Surface vulcanization activates α-Fe2O3/NiCo-LDH photoelectrode surface activity leading to high photoelectrochemical performance

Abstract

Effective carrier separation and good electrochemistry are important for the realization of efficient photoelectrocatalysis. Firstly, NiCo-LDH hydrotalcite nanosheets were integrated into an α-Fe₂O₃ photoanode by a hydrothermal method, and the α-Fe₂O₃/NiCo-LDH surface was further treated by surface vulcanization. Compared with the original α-Fe₂O₃ photoelectrode, the photoelectrochemical (PEC) performance of α-Fe₂O₃/NiCo-S after surface vulcanization has been significantly improved, its photocurrent density has reached 0.71 mA cm⁻² at 1.23 V, and its stability has also been significantly improved.

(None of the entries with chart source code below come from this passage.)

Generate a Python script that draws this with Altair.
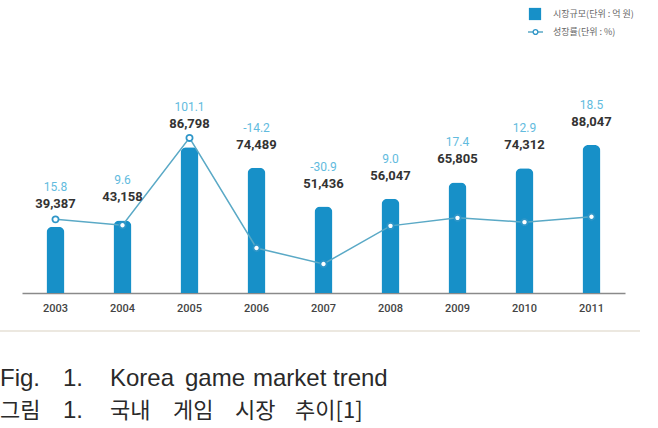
import altair as alt
import pandas as pd

# Korean game market: market size (100M KRW) and growth rate (%)
years = ["2003", "2004", "2005", "2006", "2007", "2008", "2009", "2010", "2011"]
market_size = [39387, 43158, 86798, 74489, 51436, 56047, 65805, 74312, 88047]
growth_rate = [15.8, 9.6, 101.1, -14.2, -30.9, 9.0, 17.4, 12.9, 18.5]

legend_labels = ["시장규모(단위 : 억 원)", "성장률(단위 : %)"]
caption_en = ["Fig.", "1.", "Korea", "game", "market", "trend"]
caption_ko = ["그림", "1.", "국내", "게임", "시장", "추이[1]"]

BAR = "#1790c8"
LINE = "#5aa9c6"
GROWTH_TXT = "#62bbde"
DARK = "#333333"
NUM_FONT = "Roboto"
EN_FONT = "Liberation Sans"
KO_FONT = "Noto Sans CJK KR"

df = pd.DataFrame({
    "year": years,
    "size": market_size,
    "growth": growth_rate,
    "size_label": [f"{v:,}" for v in market_size],
    "growth_label": [f"{v:.1f}" for v in growth_rate],
})

x_enc = alt.X(
    "year:N",
    sort=years,
    scale=alt.Scale(type="band", paddingInner=0, paddingOuter=0),
    axis=alt.Axis(
        title=None, ticks=False, domainColor="#8a8a8a", domainWidth=1.5,
        labelFont=NUM_FONT, labelFontSize=11, labelFontWeight=500,
        labelColor="#444444", labelPadding=9, labelAngle=0,
    ),
)
size_scale = alt.Scale(domain=[0, 174400], nice=False, zero=True)
y_size = alt.Y("size:Q", scale=size_scale, axis=None)

base = alt.Chart(df)

bars = base.mark_bar(
    size=18, color=BAR, cornerRadiusTopLeft=6, cornerRadiusTopRight=6
).encode(x=x_enc, y=y_size)

size_text = base.mark_text(
    dy=-23, font=NUM_FONT, fontSize=13, fontWeight="bold", color=DARK
).encode(x=x_enc, y=y_size, text="size_label:N")

growth_text = base.mark_text(
    dy=-40, font=NUM_FONT, fontSize=12, color=GROWTH_TXT
).encode(x=x_enc, y=y_size, text="growth_label:N")

growth_scale = alt.Scale(domain=[-61.3, 245.5], nice=False, zero=False)
y_growth = alt.Y("growth:Q", scale=growth_scale, axis=None)

growth_line = base.mark_line(color=LINE, strokeWidth=1.5).encode(x=x_enc, y=y_growth)
growth_pts = base.mark_point(
    shape="circle", size=38, filled=True, fill="white", stroke="#2f96c8",
    strokeWidth=1.8, opacity=1
).encode(x=x_enc, y=y_growth)

# Legend drawn at the top right
one = pd.DataFrame({"k": [0]})
leg_square = alt.Chart(one).mark_square(
    size=150, color=BAR, opacity=1
).encode(x=alt.value(513), y=alt.value(14))
leg_line = alt.Chart(one).mark_rule(color=LINE, strokeWidth=1.5).encode(
    x=alt.value(506), x2=alt.value(521), y=alt.value(32)
)
leg_pt = alt.Chart(one).mark_point(
    shape="circle", size=22, filled=True, fill="white", stroke="#2f96c8",
    strokeWidth=1.4, opacity=1
).encode(x=alt.value(513.5), y=alt.value(32))


def small_text(txt, x, y, **kw):
    return alt.Chart(one).mark_text(
        align="left", baseline="middle", text=txt, **kw
    ).encode(x=alt.value(x), y=alt.value(y))


leg_texts = [
    small_text(t, 531, y, font=KO_FONT, fontSize=9, color="#666666")
    for t, y in zip(legend_labels, [14, 32])
]

# Separator and figure caption underneath (words spread across the line)
sep = alt.Chart(one).mark_rule(color="#ece8e0", strokeWidth=2).encode(
    x=alt.value(-22), x2=alt.value(618), y=alt.value(331)
)
en_x = [-22, 41, 88, 163, 231, 311]
ko_x = [-22, 41, 88, 151, 213, 273]
captions = []
for t, x in zip(caption_en, en_x):
    captions.append(small_text(t, x, 379, font=EN_FONT, fontSize=24, color="#2a2a2a"))
for t, x in zip(caption_ko, ko_x):
    fnt = EN_FONT if t == "1." else KO_FONT
    captions.append(small_text(t, x, 411, font=fnt, fontSize=22 if fnt == KO_FONT else 24,
                               color="#2a2a2a"))

chart = (
    alt.layer(
        bars, growth_line, growth_pts, size_text, growth_text,
        leg_square, leg_line, leg_pt, *leg_texts, sep, *captions,
    )
    .resolve_scale(y="independent")
    .properties(
        width=603, height=293,
        autosize=alt.AutoSizeParams(type="none"),
        padding={"left": 22, "top": 0, "right": 33, "bottom": 135},
        background="white",
    )
    .configure_view(stroke=None)
)

chart.save("out.html", embed_options={"renderer": "svg", "actions": False})
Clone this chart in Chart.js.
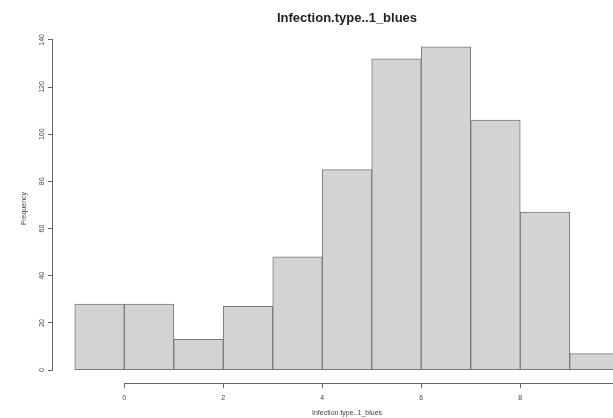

On the one hand, the improvement of PEC performance of the photoelectrode can be attributed to the reduction of surface defects due to surface vulcanization, which reduces the charge transfer resistance and increases the carrier density to promote further charge transfer; on the other hand, surface vulcanization further improves the surface active sites of the photoanode and promotes the rapid transfer of holes, thus enhancing the rapid separation and transfer of charges. In this paper, α-Fe₂O₃ was modified by loading the NiCo-LDH cocatalyst and surface vulcanization, and the carrier recombination inside the photoelectrode and the water oxidation kinetics on its surface were improved at the same time. This modification strategy is expected to improve the intrinsic photochemical activity of other semiconductor photoelectrodes, facilitating their further application in solar energy conversion.